_PROBLEM DESCRIPTION_. Reproduce exactly, with no pictures, each line from the opening of the material down through the line containing "0.345, 0.337, 0.33]".

_COLLECTED MATERIAL_.
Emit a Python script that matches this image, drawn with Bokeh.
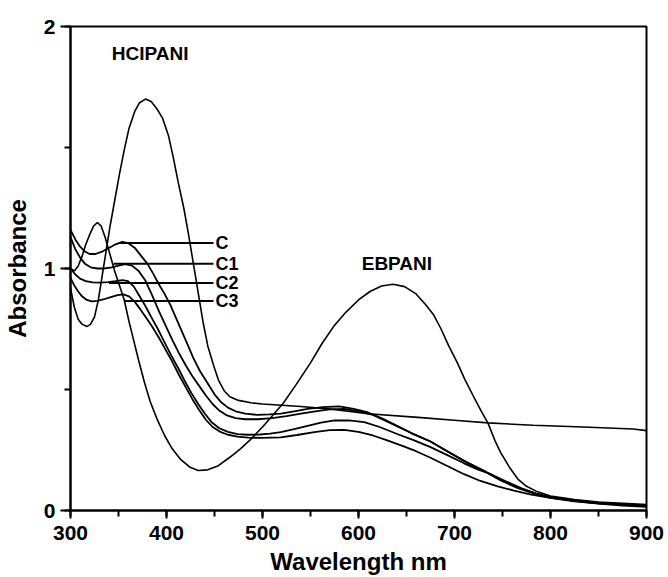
from bokeh.plotting import figure
from bokeh.models import SingleIntervalTicker, Range1d, ColumnDataSource
from bokeh.embed import file_html
from bokeh.resources import INLINE
from bokeh.core.properties import value

# ---------------- data ----------------
hcl_wl = [300, 304, 308, 312, 317, 321, 325, 329, 333, 337, 341, 346, 351, 356, 361, 367, 372, 378,
          384, 390, 396, 402, 407, 412, 418, 423, 428, 433, 438, 443, 449, 454, 460, 466, 475, 488,
          500, 540, 574, 610, 662, 703, 735, 782, 834, 886, 900]
hcl_ab = [0.92, 0.84, 0.79, 0.77, 0.76, 0.77, 0.80, 0.87, 0.97, 1.07, 1.17, 1.28, 1.39, 1.49, 1.58, 1.65, 1.685, 1.70,
          1.69, 1.66, 1.62, 1.55, 1.46, 1.36, 1.25, 1.14, 1.02, 0.90, 0.78, 0.68, 0.60, 0.54, 0.495, 0.47, 0.455, 0.445,
          0.44, 0.43, 0.418, 0.40, 0.385, 0.372, 0.362, 0.352, 0.345, 0.337, 0.33]

eb_wl = [300, 304, 308, 312, 316, 320, 324, 328, 332, 336, 341, 346, 351, 356, 361, 366, 371, 377, 383, 391,
         398, 406, 415, 424, 433, 443, 454, 466, 477, 488, 500, 511, 522, 535, 550, 562, 574, 587, 600, 612,
         624, 636, 648, 660, 670, 678, 686, 694, 703, 711, 720, 728, 735, 742, 748, 757, 766, 775, 785, 800,
         825, 850, 875, 900]
eb_ab = [1.00, 0.99, 1.01, 1.05, 1.10, 1.14, 1.175, 1.19, 1.175, 1.13, 1.06, 0.99, 0.93, 0.87, 0.78, 0.70, 0.62, 0.53, 0.45, 0.37,
         0.31, 0.255, 0.21, 0.18, 0.165, 0.168, 0.185, 0.22, 0.255, 0.295, 0.345, 0.395, 0.445, 0.52, 0.61, 0.69, 0.76, 0.82, 0.87, 0.905,
         0.928, 0.935, 0.925, 0.895, 0.85, 0.81, 0.75, 0.68, 0.61, 0.54, 0.47, 0.41, 0.36, 0.29, 0.24, 0.18, 0.13, 0.10, 0.08, 0.06,
         0.045, 0.035, 0.03, 0.025]

c_wl = [300, 305, 310, 315, 320, 326, 333, 340, 347, 354, 360, 367, 374, 380, 386, 392, 398, 404, 410, 416,
        422, 428, 435, 443, 450, 457, 464, 472, 482, 495, 507, 519, 533, 547, 563, 580, 595, 610, 625, 640,
        655, 675, 692, 710, 730, 748, 766, 785, 800, 825, 850, 875, 900]
c_ab = [1.16, 1.12, 1.09, 1.07, 1.06, 1.06, 1.07, 1.085, 1.10, 1.11, 1.105, 1.085, 1.05, 1.02, 0.98, 0.935, 0.895, 0.85, 0.795, 0.74,
        0.685, 0.63, 0.575, 0.525, 0.48, 0.447, 0.425, 0.41, 0.40, 0.395, 0.397, 0.40, 0.41, 0.42, 0.427, 0.43, 0.42, 0.405, 0.38, 0.35,
        0.32, 0.285, 0.245, 0.205, 0.165, 0.125, 0.095, 0.07, 0.055, 0.042, 0.032, 0.026, 0.02]

c1_wl = [300, 305, 310, 315, 321, 328, 335, 343, 350, 357, 364, 371, 378, 385, 392, 399, 406, 413, 420, 427,
         434, 441, 448, 455, 463, 472, 482, 495, 510, 525, 540, 555, 570, 585, 600, 615, 634, 655, 675, 695,
         712, 730, 748, 766, 785, 800, 825, 850, 875, 900]
c1_ab = [1.13, 1.08, 1.045, 1.02, 1.005, 1.0, 1.0, 1.005, 1.012, 1.018, 1.012, 0.99, 0.95, 0.89, 0.825, 0.765, 0.705, 0.65, 0.60, 0.555,
         0.515, 0.475, 0.44, 0.413, 0.393, 0.382, 0.377, 0.377, 0.382, 0.39, 0.40, 0.41, 0.418, 0.42, 0.41, 0.395, 0.36, 0.32, 0.285, 0.24,
         0.20, 0.165, 0.125, 0.092, 0.068, 0.052, 0.04, 0.03, 0.024, 0.018]

c2_wl = [300, 305, 310, 316, 323, 331, 339, 347, 354, 360, 366, 372, 378, 384, 391, 398, 405, 412, 419, 426,
         433, 440, 447, 455, 464, 474, 485, 497, 508, 519, 533, 547, 561, 575, 590, 606, 622, 641, 658, 675,
         692, 710, 724, 738, 754, 770, 785, 800, 825, 850, 875, 900]
c2_ab = [1.00, 0.975, 0.958, 0.948, 0.943, 0.942, 0.944, 0.948, 0.952, 0.948, 0.925, 0.885, 0.845, 0.80, 0.75, 0.695, 0.64, 0.59, 0.535, 0.485,
         0.44, 0.40, 0.365, 0.34, 0.325, 0.316, 0.313, 0.314, 0.318, 0.324, 0.336, 0.35, 0.363, 0.372, 0.372, 0.365, 0.345, 0.315, 0.29, 0.262,
         0.23, 0.195, 0.17, 0.15, 0.12, 0.092, 0.07, 0.055, 0.04, 0.03, 0.024, 0.018]

c3_wl = [300, 304, 308, 312, 317, 322, 328, 335, 342, 349, 355, 361, 367, 373, 379, 385, 392, 399, 406, 413,
         420, 427, 434, 441, 448, 456, 464, 474, 485, 500, 519, 536, 554, 570, 585, 600, 615, 630, 645, 660,
         675, 692, 710, 727, 745, 762, 780, 800, 825, 850, 875, 900]
c3_ab = [0.96, 0.93, 0.905, 0.885, 0.87, 0.864, 0.866, 0.873, 0.882, 0.89, 0.893, 0.885, 0.862, 0.83, 0.795, 0.76, 0.715, 0.665, 0.615, 0.56,
         0.51, 0.46, 0.415, 0.375, 0.345, 0.325, 0.313, 0.305, 0.301, 0.30, 0.302, 0.312, 0.324, 0.332, 0.333, 0.325, 0.31, 0.29, 0.268, 0.245,
         0.218, 0.185, 0.15, 0.122, 0.10, 0.082, 0.066, 0.052, 0.038, 0.028, 0.02, 0.015]

# series labels with leader lines
c_names = ["C", "C1", "C2", "C3"]
lead_x0 = [350, 345, 340, 356]
lead_x1 = [449, 449, 449, 449]
lead_y = [1.105, 1.02, 0.94, 0.866]
name_x = [451, 451, 451, 451]

peak_names = ["HCIPANI", "EBPANI"]
peak_x = [383, 640]
peak_y = [1.89, 1.02]

x_ticks_interval = 100
y_ticks_interval = 1

FONT = "Liberation Sans"

# ---------------- figure ----------------
p = figure(width=668, height=577, output_backend="svg", toolbar_location=None,
           x_range=Range1d(300, 900), y_range=Range1d(0, 2),
           min_border_left=69, min_border_right=22, min_border_top=26, min_border_bottom=66)
p.grid.visible = False
p.outline_line_color = "black"
p.outline_line_width = 2
p.background_fill_color = "white"
p.border_fill_color = "white"

p.xaxis.ticker = SingleIntervalTicker(interval=x_ticks_interval, num_minor_ticks=2)
p.yaxis.ticker = SingleIntervalTicker(interval=y_ticks_interval, num_minor_ticks=2)

for ax in (p.xaxis[0], p.yaxis[0]):
    ax.axis_line_width = 2
    ax.axis_line_color = "black"
    ax.major_tick_line_width = 2
    ax.minor_tick_line_width = 2
    ax.major_tick_line_color = "black"
    ax.minor_tick_line_color = "black"
    ax.major_tick_in = 0
    ax.minor_tick_in = 0
    ax.major_label_text_font = FONT
    ax.major_label_text_font_style = "bold"
    ax.major_label_text_font_size = "21px"
    ax.major_label_text_color = "black"
    ax.axis_label_text_font = FONT
    ax.axis_label_text_font_style = "bold"
    ax.axis_label_text_font_size = "24px"
    ax.axis_label_text_color = "black"

p.xaxis.major_tick_out = 8
p.xaxis.minor_tick_out = 6
p.xaxis.major_label_standoff = 7
p.xaxis.axis_label = "Wavelength nm"
p.xaxis.axis_label_standoff = 5

p.yaxis.major_tick_out = 10
p.yaxis.minor_tick_out = 6
p.yaxis.major_label_standoff = 5
p.yaxis.axis_label = "Absorbance"
p.yaxis.axis_label_standoff = 10

lw = 1.6
p.line(hcl_wl, hcl_ab, line_color="black", line_width=lw)
p.line(eb_wl, eb_ab, line_color="black", line_width=lw)
p.line(c_wl, c_ab, line_color="black", line_width=1.8)
p.line(c1_wl, c1_ab, line_color="black", line_width=1.8)
p.line(c2_wl, c2_ab, line_color="black", line_width=1.8)
p.line(c3_wl, c3_ab, line_color="black", line_width=1.8)

p.segment(x0=lead_x0, y0=lead_y, x1=lead_x1, y1=lead_y, line_color="black", line_width=2)

src_c = ColumnDataSource(dict(x=name_x, y=lead_y, t=c_names))
p.text(x="x", y="y", text="t", source=src_c, text_font=value(FONT), text_font_style="bold",
       text_font_size="18px", text_align="left", text_baseline="middle", text_color="black")

src_p = ColumnDataSource(dict(x=peak_x, y=peak_y, t=peak_names))
p.text(x="x", y="y", text="t", source=src_p, text_font=value(FONT), text_font_style="bold",
       text_font_size="19px", text_align="center", text_baseline="middle", text_color="black")

open("out.html", "w").write(file_html(p, INLINE))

_TASK RESULT_.
Emit a Python script that matches this image, drawn with Bokeh.
from bokeh.plotting import figure
from bokeh.models import SingleIntervalTicker, Range1d, ColumnDataSource
from bokeh.embed import file_html
from bokeh.resources import INLINE
from bokeh.core.properties import value

# ---------------- data ----------------
hcl_wl = [300, 304, 308, 312, 317, 321, 325, 329, 333, 337, 341, 346, 351, 356, 361, 367, 372, 378,
          384, 390, 396, 402, 407, 412, 418, 423, 428, 433, 438, 443, 449, 454, 460, 466, 475, 488,
          500, 540, 574, 610, 662, 703, 735, 782, 834, 886, 900]
hcl_ab = [0.92, 0.84, 0.79, 0.77, 0.76, 0.77, 0.80, 0.87, 0.97, 1.07, 1.17, 1.28, 1.39, 1.49, 1.58, 1.65, 1.685, 1.70,
          1.69, 1.66, 1.62, 1.55, 1.46, 1.36, 1.25, 1.14, 1.02, 0.90, 0.78, 0.68, 0.60, 0.54, 0.495, 0.47, 0.455, 0.445,
          0.44, 0.43, 0.418, 0.40, 0.385, 0.372, 0.362, 0.352, 0.345, 0.337, 0.33]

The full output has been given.